Restate, exactly and without pictures, the lines from the start of the listing below through the line holding "import plotly.graph_objects as go".

* [Dataset extract]
-------

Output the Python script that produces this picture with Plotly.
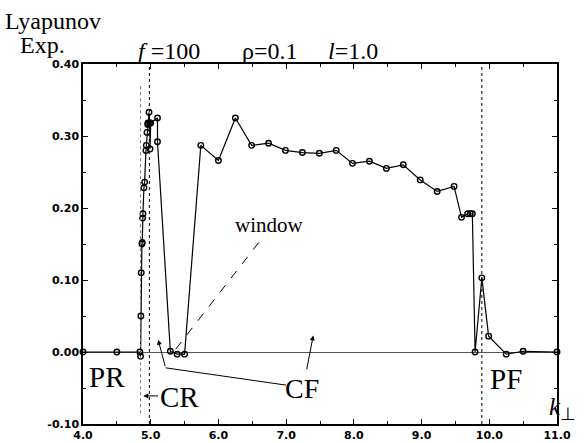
import plotly.graph_objects as go

# ---- data ----
k_perp = [4.0, 4.5, 4.84, 4.85, 4.855, 4.86, 4.87, 4.875, 4.88, 4.885, 4.90, 4.91,
          4.93, 4.935, 4.945, 4.955, 4.96, 4.975, 4.985, 4.99, 5.00, 5.10, 5.10,
          5.29, 5.39, 5.50, 5.74, 6.00, 6.25, 6.49, 6.74, 6.99, 7.24, 7.49, 7.74,
          7.98, 8.23, 8.48, 8.73, 8.98, 9.23, 9.48, 9.59, 9.68, 9.72, 9.75, 9.79,
          9.89, 9.99, 10.25, 10.50, 11.0]
lyap = [0.0, 0.0, 0.0, -0.006, 0.050, 0.110, 0.150, 0.152, 0.186, 0.192, 0.228, 0.236,
        0.280, 0.287, 0.305, 0.316, 0.318, 0.333, 0.318, 0.282, 0.318, 0.325, 0.292,
        0.001, -0.003, -0.003, 0.287, 0.266, 0.325, 0.287, 0.290, 0.280, 0.277, 0.276, 0.280,
        0.262, 0.265, 0.255, 0.260, 0.239, 0.223, 0.230, 0.187, 0.192, 0.192, 0.192, 0.0,
        0.103, 0.022, -0.003, 0.001, 0.0]

x_ticks = [4.0, 5.0, 6.0, 7.0, 8.0, 9.0, 10.0, 11.0]
x_tick_labels = ["4.0", "5.0", "6.0", "7.0", "8.0", "9.0", "10.0", "11.0"]
y_ticks = [-0.10, 0.00, 0.10, 0.20, 0.30, 0.40]
y_tick_labels = ["-0.10", "0.00", "0.10", "0.20", "0.30", "0.40"]

transition_k = [4.85, 4.98, 9.89]

SERIF = "Liberation Serif"

fig = go.Figure()
fig.add_trace(go.Scatter(
    x=k_perp, y=lyap, mode="lines+markers",
    line=dict(color="black", width=1.2),
    marker=dict(symbol="circle-open", size=5.5, color="black", line=dict(width=1.4)),
    showlegend=False, cliponaxis=False))

# dotted vertical transition lines
fig.add_shape(type="line", x0=transition_k[0], x1=transition_k[0], y0=-0.085, y1=0.37,
              xref="x", yref="y", line=dict(color="#777", width=1, dash="dot"))
for xv in transition_k[1:]:
    fig.add_shape(type="line", x0=xv, x1=xv, y0=-0.10, y1=0.40,
                  xref="x", yref="y", line=dict(color="black", width=1, dash="dot"))

# window dashed pointer
fig.add_shape(type="line", x0=5.37, y0=0.004, x1=6.62, y1=0.155,
              xref="x", yref="y", line=dict(color="black", width=1, dash="dash"))
# CF polyline (first segment)
fig.add_shape(type="line", x0=7.0, y0=-0.046, x1=5.22, y1=-0.022,
              xref="x", yref="y", line=dict(color="black", width=1))

def arrow(xh, yh, xt, yt):
    fig.add_annotation(x=xh, y=yh, ax=xt, ay=yt, xref="x", yref="y", axref="x", ayref="y",
                       text="", showarrow=True, arrowhead=2, arrowsize=1, arrowwidth=1,
                       arrowcolor="black")

arrow(5.11, 0.017, 5.22, -0.022)
arrow(7.40, 0.023, 7.30, -0.026)
arrow(4.89, -0.061, 5.13, -0.061)

def label(x, y, text, size=26, xref="x", yref="y", xanchor="center"):
    fig.add_annotation(x=x, y=y, xref=xref, yref=yref, text=text, showarrow=False,
                       xanchor=xanchor, yanchor="middle",
                       font=dict(family=SERIF, size=size, color="black"))

label(4.36, -0.035, "PR", size=29)
label(5.43, -0.063, "CR", size=29)
label(7.24, -0.051, "CF", size=28)
label(10.24, -0.037, "PF", size=29)
label(6.76, 0.176, "window", size=21)

def plabel(px, py, text, size=24):
    label((px - 83) / 474, (424 - py) / 360, text, size=size, xref="paper", yref="paper")

plabel(53, 21, "Lyapunov")
plabel(42, 45, "Exp.")
plabel(169, 51, "<i>f</i> =100")
plabel(270, 51, "ρ=0.1")
plabel(353, 51, "<i>l</i>=1.0")
plabel(562, 408, "<i>k</i><sub>⊥</sub>", size=25)

axis_common = dict(showline=True, linecolor="black", linewidth=1.5, mirror="ticks",
                   ticks="inside", ticklen=5, tickwidth=1, tickcolor="black",
                   showgrid=False, automargin=False,
                   tickfont=dict(family="DejaVu Sans", size=11, color="black", weight="bold"))

fig.update_xaxes(range=[4.0, 11.0], tickvals=x_ticks, ticktext=x_tick_labels,
                 zeroline=False,
                 minor=dict(ticks="inside", ticklen=3, dtick=0.5, tickcolor="black", showgrid=False),
                 **axis_common)
fig.update_yaxes(range=[-0.10, 0.40], tickvals=y_ticks, ticktext=y_tick_labels,
                 zeroline=True, zerolinecolor="#555", zerolinewidth=1,
                 minor=dict(ticks="inside", ticklen=3, dtick=0.05, tickcolor="black", showgrid=False),
                 **axis_common)

fig.update_layout(width=584, height=443, margin=dict(l=83, r=27, t=64, b=19),
                  plot_bgcolor="white", paper_bgcolor="white")

fig.write_html("out.html")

-------

* [Task output]
Output the Python script that produces this picture with Plotly.
import plotly.graph_objects as go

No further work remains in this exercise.